— Begin —

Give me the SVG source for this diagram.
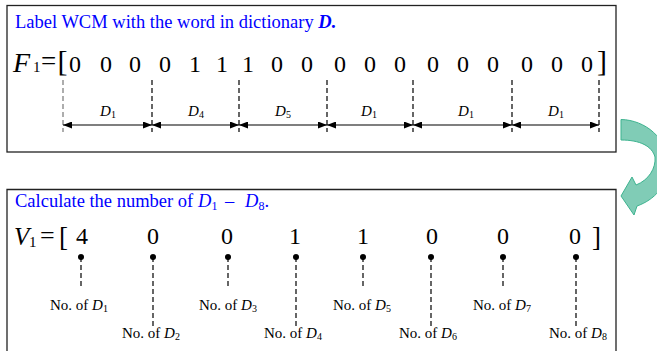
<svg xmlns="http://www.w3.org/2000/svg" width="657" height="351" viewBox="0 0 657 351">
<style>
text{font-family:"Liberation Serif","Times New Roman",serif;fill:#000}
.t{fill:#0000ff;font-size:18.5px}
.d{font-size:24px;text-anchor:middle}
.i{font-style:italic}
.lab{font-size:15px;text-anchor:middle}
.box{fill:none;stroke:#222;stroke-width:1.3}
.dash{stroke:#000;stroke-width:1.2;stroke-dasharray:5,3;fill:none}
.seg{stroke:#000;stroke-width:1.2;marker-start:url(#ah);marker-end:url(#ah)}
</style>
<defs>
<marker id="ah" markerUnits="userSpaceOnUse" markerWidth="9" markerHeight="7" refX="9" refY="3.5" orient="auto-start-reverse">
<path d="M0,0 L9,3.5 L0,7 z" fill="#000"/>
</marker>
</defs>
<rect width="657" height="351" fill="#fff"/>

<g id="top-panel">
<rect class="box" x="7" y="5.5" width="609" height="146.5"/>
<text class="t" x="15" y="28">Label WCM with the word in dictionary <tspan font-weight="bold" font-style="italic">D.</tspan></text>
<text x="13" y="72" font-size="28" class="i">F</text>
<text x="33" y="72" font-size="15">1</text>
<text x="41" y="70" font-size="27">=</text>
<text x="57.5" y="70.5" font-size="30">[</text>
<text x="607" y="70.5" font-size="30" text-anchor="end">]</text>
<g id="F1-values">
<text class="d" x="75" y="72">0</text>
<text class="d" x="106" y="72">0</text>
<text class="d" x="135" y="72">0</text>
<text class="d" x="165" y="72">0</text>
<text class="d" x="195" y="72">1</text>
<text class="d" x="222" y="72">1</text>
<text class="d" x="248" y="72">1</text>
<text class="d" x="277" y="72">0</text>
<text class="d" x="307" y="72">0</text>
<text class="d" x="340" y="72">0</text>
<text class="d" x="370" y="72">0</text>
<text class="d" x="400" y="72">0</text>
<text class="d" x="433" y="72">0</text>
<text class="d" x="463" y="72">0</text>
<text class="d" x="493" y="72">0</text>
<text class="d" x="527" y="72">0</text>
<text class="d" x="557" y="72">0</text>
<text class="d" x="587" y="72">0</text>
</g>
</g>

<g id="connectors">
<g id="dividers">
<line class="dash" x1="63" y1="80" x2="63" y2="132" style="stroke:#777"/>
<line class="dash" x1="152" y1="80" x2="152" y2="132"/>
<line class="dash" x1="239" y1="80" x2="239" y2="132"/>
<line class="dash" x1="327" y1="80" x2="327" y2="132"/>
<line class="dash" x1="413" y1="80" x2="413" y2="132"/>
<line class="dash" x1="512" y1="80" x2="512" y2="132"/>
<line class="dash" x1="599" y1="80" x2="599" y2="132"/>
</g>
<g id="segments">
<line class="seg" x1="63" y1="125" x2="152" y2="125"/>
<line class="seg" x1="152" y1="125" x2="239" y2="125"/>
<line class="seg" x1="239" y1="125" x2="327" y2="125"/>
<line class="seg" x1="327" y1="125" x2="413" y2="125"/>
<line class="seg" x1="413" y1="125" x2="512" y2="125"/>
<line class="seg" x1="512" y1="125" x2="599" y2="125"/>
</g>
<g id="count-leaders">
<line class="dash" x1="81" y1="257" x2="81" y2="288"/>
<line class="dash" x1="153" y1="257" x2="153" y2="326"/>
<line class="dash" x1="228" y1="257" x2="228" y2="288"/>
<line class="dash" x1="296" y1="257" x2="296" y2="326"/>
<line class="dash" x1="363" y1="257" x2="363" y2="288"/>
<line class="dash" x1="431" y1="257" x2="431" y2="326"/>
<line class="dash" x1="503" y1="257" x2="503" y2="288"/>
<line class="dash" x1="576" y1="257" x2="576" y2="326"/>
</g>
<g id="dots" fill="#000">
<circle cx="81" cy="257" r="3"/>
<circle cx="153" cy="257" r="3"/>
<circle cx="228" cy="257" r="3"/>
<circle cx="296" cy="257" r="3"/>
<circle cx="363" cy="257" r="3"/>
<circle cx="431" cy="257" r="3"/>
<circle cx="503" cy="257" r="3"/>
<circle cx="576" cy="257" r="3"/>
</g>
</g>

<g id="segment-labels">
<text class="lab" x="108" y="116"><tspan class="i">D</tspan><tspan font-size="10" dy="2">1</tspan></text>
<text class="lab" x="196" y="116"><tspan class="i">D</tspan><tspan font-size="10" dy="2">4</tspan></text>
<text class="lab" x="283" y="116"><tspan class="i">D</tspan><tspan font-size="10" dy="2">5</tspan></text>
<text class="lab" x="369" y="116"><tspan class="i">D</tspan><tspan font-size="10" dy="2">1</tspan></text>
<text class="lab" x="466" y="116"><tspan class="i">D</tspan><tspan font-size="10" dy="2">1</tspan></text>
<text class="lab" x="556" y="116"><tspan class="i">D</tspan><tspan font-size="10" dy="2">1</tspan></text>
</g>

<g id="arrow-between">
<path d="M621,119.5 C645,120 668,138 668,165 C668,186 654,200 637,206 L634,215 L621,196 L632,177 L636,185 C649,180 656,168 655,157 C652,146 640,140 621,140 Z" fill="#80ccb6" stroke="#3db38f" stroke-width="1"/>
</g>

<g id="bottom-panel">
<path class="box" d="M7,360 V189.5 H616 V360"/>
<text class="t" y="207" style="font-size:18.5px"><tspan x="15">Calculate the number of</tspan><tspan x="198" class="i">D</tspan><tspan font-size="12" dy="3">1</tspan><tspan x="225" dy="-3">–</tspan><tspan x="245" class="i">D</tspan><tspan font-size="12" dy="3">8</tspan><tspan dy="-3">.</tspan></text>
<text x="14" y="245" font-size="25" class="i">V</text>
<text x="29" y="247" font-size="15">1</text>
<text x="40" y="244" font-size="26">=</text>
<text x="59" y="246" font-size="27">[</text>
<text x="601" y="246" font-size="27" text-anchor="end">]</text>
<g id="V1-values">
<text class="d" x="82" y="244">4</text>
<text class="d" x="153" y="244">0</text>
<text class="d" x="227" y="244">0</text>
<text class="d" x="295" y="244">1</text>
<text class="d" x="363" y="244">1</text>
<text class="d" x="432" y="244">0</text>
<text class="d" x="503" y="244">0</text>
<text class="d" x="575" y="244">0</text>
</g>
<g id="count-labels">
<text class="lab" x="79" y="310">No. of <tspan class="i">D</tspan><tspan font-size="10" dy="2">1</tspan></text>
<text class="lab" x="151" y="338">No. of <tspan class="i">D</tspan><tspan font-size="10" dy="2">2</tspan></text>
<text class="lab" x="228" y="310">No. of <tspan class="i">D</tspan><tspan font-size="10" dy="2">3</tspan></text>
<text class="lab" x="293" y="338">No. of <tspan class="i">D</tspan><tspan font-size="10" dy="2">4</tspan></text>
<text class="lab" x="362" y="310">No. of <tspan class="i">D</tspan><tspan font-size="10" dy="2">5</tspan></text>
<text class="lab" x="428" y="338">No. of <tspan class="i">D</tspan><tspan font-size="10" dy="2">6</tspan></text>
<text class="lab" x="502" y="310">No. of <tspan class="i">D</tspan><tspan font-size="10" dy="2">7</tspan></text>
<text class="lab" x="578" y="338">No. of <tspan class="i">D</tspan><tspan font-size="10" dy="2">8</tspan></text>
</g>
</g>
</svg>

— End —

**What the task asks**. Make an exact reproduction of the listing above, without any pictures.

**Result for this task**.
Give me the SVG source for this diagram.
<svg xmlns="http://www.w3.org/2000/svg" width="657" height="351" viewBox="0 0 657 351">
<style>
text{font-family:"Liberation Serif","Times New Roman",serif;fill:#000}
.t{fill:#0000ff;font-size:18.5px}
.d{font-size:24px;text-anchor:middle}
.i{font-style:italic}
.lab{font-size:15px;text-anchor:middle}
.box{fill:none;stroke:#222;stroke-width:1.3}
.dash{stroke:#000;stroke-width:1.2;stroke-dasharray:5,3;fill:none}
.seg{stroke:#000;stroke-width:1.2;marker-start:url(#ah);marker-end:url(#ah)}
</style>
<defs>
<marker id="ah" markerUnits="userSpaceOnUse" markerWidth="9" markerHeight="7" refX="9" refY="3.5" orient="auto-start-reverse">
<path d="M0,0 L9,3.5 L0,7 z" fill="#000"/>
</marker>
</defs>
<rect width="657" height="351" fill="#fff"/>

<g id="top-panel">
<rect class="box" x="7" y="5.5" width="609" height="146.5"/>
<text class="t" x="15" y="28">Label WCM with the word in dictionary <tspan font-weight="bold" font-style="italic">D.</tspan></text>
<text x="13" y="72" font-size="28" class="i">F</text>
<text x="33" y="72" font-size="15">1</text>
<text x="41" y="70" font-size="27">=</text>
<text x="57.5" y="70.5" font-size="30">[</text>
<text x="607" y="70.5" font-size="30" text-anchor="end">]</text>
<g id="F1-values">
<text class="d" x="75" y="72">0</text>
<text class="d" x="106" y="72">0</text>
<text class="d" x="135" y="72">0</text>
<text class="d" x="165" y="72">0</text>
<text class="d" x="195" y="72">1</text>
<text class="d" x="222" y="72">1</text>
<text class="d" x="248" y="72">1</text>
<text class="d" x="277" y="72">0</text>
<text class="d" x="307" y="72">0</text>
<text class="d" x="340" y="72">0</text>
<text class="d" x="370" y="72">0</text>
<text class="d" x="400" y="72">0</text>
<text class="d" x="433" y="72">0</text>
<text class="d" x="463" y="72">0</text>
<text class="d" x="493" y="72">0</text>
<text class="d" x="527" y="72">0</text>
<text class="d" x="557" y="72">0</text>
<text class="d" x="587" y="72">0</text>
</g>
</g>

<g id="connectors">
<g id="dividers">
<line class="dash" x1="63" y1="80" x2="63" y2="132" style="stroke:#777"/>
<line class="dash" x1="152" y1="80" x2="152" y2="132"/>
<line class="dash" x1="239" y1="80" x2="239" y2="132"/>
<line class="dash" x1="327" y1="80" x2="327" y2="132"/>
<line class="dash" x1="413" y1="80" x2="413" y2="132"/>
<line class="dash" x1="512" y1="80" x2="512" y2="132"/>
<line class="dash" x1="599" y1="80" x2="599" y2="132"/>
</g>
<g id="segments">
<line class="seg" x1="63" y1="125" x2="152" y2="125"/>
<line class="seg" x1="152" y1="125" x2="239" y2="125"/>
<line class="seg" x1="239" y1="125" x2="327" y2="125"/>
<line class="seg" x1="327" y1="125" x2="413" y2="125"/>
<line class="seg" x1="413" y1="125" x2="512" y2="125"/>
<line class="seg" x1="512" y1="125" x2="599" y2="125"/>
</g>
<g id="count-leaders">
<line class="dash" x1="81" y1="257" x2="81" y2="288"/>
<line class="dash" x1="153" y1="257" x2="153" y2="326"/>
<line class="dash" x1="228" y1="257" x2="228" y2="288"/>
<line class="dash" x1="296" y1="257" x2="296" y2="326"/>
<line class="dash" x1="363" y1="257" x2="363" y2="288"/>
<line class="dash" x1="431" y1="257" x2="431" y2="326"/>
<line class="dash" x1="503" y1="257" x2="503" y2="288"/>
<line class="dash" x1="576" y1="257" x2="576" y2="326"/>
</g>
<g id="dots" fill="#000">
<circle cx="81" cy="257" r="3"/>
<circle cx="153" cy="257" r="3"/>
<circle cx="228" cy="257" r="3"/>
<circle cx="296" cy="257" r="3"/>
<circle cx="363" cy="257" r="3"/>
<circle cx="431" cy="257" r="3"/>
<circle cx="503" cy="257" r="3"/>
<circle cx="576" cy="257" r="3"/>
</g>
</g>

<g id="segment-labels">
<text class="lab" x="108" y="116"><tspan class="i">D</tspan><tspan font-size="10" dy="2">1</tspan></text>
<text class="lab" x="196" y="116"><tspan class="i">D</tspan><tspan font-size="10" dy="2">4</tspan></text>
<text class="lab" x="283" y="116"><tspan class="i">D</tspan><tspan font-size="10" dy="2">5</tspan></text>
<text class="lab" x="369" y="116"><tspan class="i">D</tspan><tspan font-size="10" dy="2">1</tspan></text>
<text class="lab" x="466" y="116"><tspan class="i">D</tspan><tspan font-size="10" dy="2">1</tspan></text>
<text class="lab" x="556" y="116"><tspan class="i">D</tspan><tspan font-size="10" dy="2">1</tspan></text>
</g>

<g id="arrow-between">
<path d="M621,119.5 C645,120 668,138 668,165 C668,186 654,200 637,206 L634,215 L621,196 L632,177 L636,185 C649,180 656,168 655,157 C652,146 640,140 621,140 Z" fill="#80ccb6" stroke="#3db38f" stroke-width="1"/>
</g>

<g id="bottom-panel">
<path class="box" d="M7,360 V189.5 H616 V360"/>
<text class="t" y="207" style="font-size:18.5px"><tspan x="15">Calculate the number of</tspan><tspan x="198" class="i">D</tspan><tspan font-size="12" dy="3">1</tspan><tspan x="225" dy="-3">–</tspan><tspan x="245" class="i">D</tspan><tspan font-size="12" dy="3">8</tspan><tspan dy="-3">.</tspan></text>
<text x="14" y="245" font-size="25" class="i">V</text>
<text x="29" y="247" font-size="15">1</text>
<text x="40" y="244" font-size="26">=</text>
<text x="59" y="246" font-size="27">[</text>
<text x="601" y="246" font-size="27" text-anchor="end">]</text>
<g id="V1-values">
<text class="d" x="82" y="244">4</text>
<text class="d" x="153" y="244">0</text>
<text class="d" x="227" y="244">0</text>
<text class="d" x="295" y="244">1</text>
<text class="d" x="363" y="244">1</text>
<text class="d" x="432" y="244">0</text>
<text class="d" x="503" y="244">0</text>
<text class="d" x="575" y="244">0</text>
</g>
<g id="count-labels">
<text class="lab" x="79" y="310">No. of <tspan class="i">D</tspan><tspan font-size="10" dy="2">1</tspan></text>
<text class="lab" x="151" y="338">No. of <tspan class="i">D</tspan><tspan font-size="10" dy="2">2</tspan></text>
<text class="lab" x="228" y="310">No. of <tspan class="i">D</tspan><tspan font-size="10" dy="2">3</tspan></text>
<text class="lab" x="293" y="338">No. of <tspan class="i">D</tspan><tspan font-size="10" dy="2">4</tspan></text>
<text class="lab" x="362" y="310">No. of <tspan class="i">D</tspan><tspan font-size="10" dy="2">5</tspan></text>
<text class="lab" x="428" y="338">No. of <tspan class="i">D</tspan><tspan font-size="10" dy="2">6</tspan></text>
<text class="lab" x="502" y="310">No. of <tspan class="i">D</tspan><tspan font-size="10" dy="2">7</tspan></text>
<text class="lab" x="578" y="338">No. of <tspan class="i">D</tspan><tspan font-size="10" dy="2">8</tspan></text>
</g>
</g>
</svg>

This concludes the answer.